◆ What needs to be done: From the first line of the data below, repeat each line exactly until you reach the line with "(0,0) rectangle (596,842);"; include that line too.

◆ Provided material:
================================
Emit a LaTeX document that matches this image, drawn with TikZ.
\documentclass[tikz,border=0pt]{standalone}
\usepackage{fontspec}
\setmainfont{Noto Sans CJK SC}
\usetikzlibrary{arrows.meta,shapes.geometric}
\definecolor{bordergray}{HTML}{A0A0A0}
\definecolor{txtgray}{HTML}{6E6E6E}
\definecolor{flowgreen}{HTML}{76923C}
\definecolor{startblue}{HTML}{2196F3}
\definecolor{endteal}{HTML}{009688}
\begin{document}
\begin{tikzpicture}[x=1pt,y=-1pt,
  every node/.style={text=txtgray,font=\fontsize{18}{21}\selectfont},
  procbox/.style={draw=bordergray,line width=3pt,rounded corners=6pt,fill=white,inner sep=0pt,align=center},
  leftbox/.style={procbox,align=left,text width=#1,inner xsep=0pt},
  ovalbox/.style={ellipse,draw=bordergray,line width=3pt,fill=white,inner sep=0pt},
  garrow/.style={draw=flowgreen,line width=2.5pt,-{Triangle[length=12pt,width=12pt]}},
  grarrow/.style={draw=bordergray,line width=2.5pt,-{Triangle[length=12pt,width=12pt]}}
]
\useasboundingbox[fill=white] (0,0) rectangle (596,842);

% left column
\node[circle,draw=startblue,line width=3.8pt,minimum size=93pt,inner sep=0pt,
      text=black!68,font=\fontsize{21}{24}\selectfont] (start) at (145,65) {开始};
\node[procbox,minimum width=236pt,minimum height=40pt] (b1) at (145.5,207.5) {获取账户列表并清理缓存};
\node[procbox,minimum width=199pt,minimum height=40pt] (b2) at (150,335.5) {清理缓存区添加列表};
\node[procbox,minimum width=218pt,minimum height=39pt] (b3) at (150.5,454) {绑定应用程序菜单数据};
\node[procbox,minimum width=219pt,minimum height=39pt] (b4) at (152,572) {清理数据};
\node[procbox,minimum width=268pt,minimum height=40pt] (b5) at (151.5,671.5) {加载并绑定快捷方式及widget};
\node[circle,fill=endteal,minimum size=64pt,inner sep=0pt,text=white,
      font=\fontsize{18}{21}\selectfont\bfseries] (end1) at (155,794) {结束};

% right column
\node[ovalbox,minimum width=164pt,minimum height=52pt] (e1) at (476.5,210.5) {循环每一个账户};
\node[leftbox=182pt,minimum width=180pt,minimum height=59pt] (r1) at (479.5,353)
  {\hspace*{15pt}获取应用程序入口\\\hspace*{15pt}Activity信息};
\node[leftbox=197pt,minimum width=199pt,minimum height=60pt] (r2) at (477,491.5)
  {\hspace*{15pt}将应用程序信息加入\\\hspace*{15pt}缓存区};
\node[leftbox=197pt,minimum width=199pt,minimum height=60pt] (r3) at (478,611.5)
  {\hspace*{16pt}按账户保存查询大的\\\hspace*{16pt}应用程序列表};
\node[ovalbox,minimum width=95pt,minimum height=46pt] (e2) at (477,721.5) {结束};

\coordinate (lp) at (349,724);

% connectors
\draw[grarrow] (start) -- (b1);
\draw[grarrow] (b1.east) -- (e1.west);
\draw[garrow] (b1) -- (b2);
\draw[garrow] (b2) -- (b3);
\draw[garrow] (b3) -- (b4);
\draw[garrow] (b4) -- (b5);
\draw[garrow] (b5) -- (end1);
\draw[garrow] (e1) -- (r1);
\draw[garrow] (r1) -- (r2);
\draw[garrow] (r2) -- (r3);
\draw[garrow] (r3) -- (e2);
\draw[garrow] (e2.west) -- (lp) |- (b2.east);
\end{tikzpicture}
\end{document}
================================
◆ Response to the exercise:
Emit a LaTeX document that matches this image, drawn with TikZ.
\documentclass[tikz,border=0pt]{standalone}
\usepackage{fontspec}
\setmainfont{Noto Sans CJK SC}
\usetikzlibrary{arrows.meta,shapes.geometric}
\definecolor{bordergray}{HTML}{A0A0A0}
\definecolor{txtgray}{HTML}{6E6E6E}
\definecolor{flowgreen}{HTML}{76923C}
\definecolor{startblue}{HTML}{2196F3}
\definecolor{endteal}{HTML}{009688}
\begin{document}
\begin{tikzpicture}[x=1pt,y=-1pt,
  every node/.style={text=txtgray,font=\fontsize{18}{21}\selectfont},
  procbox/.style={draw=bordergray,line width=3pt,rounded corners=6pt,fill=white,inner sep=0pt,align=center},
  leftbox/.style={procbox,align=left,text width=#1,inner xsep=0pt},
  ovalbox/.style={ellipse,draw=bordergray,line width=3pt,fill=white,inner sep=0pt},
  garrow/.style={draw=flowgreen,line width=2.5pt,-{Triangle[length=12pt,width=12pt]}},
  grarrow/.style={draw=bordergray,line width=2.5pt,-{Triangle[length=12pt,width=12pt]}}
]
\useasboundingbox[fill=white] (0,0) rectangle (596,842);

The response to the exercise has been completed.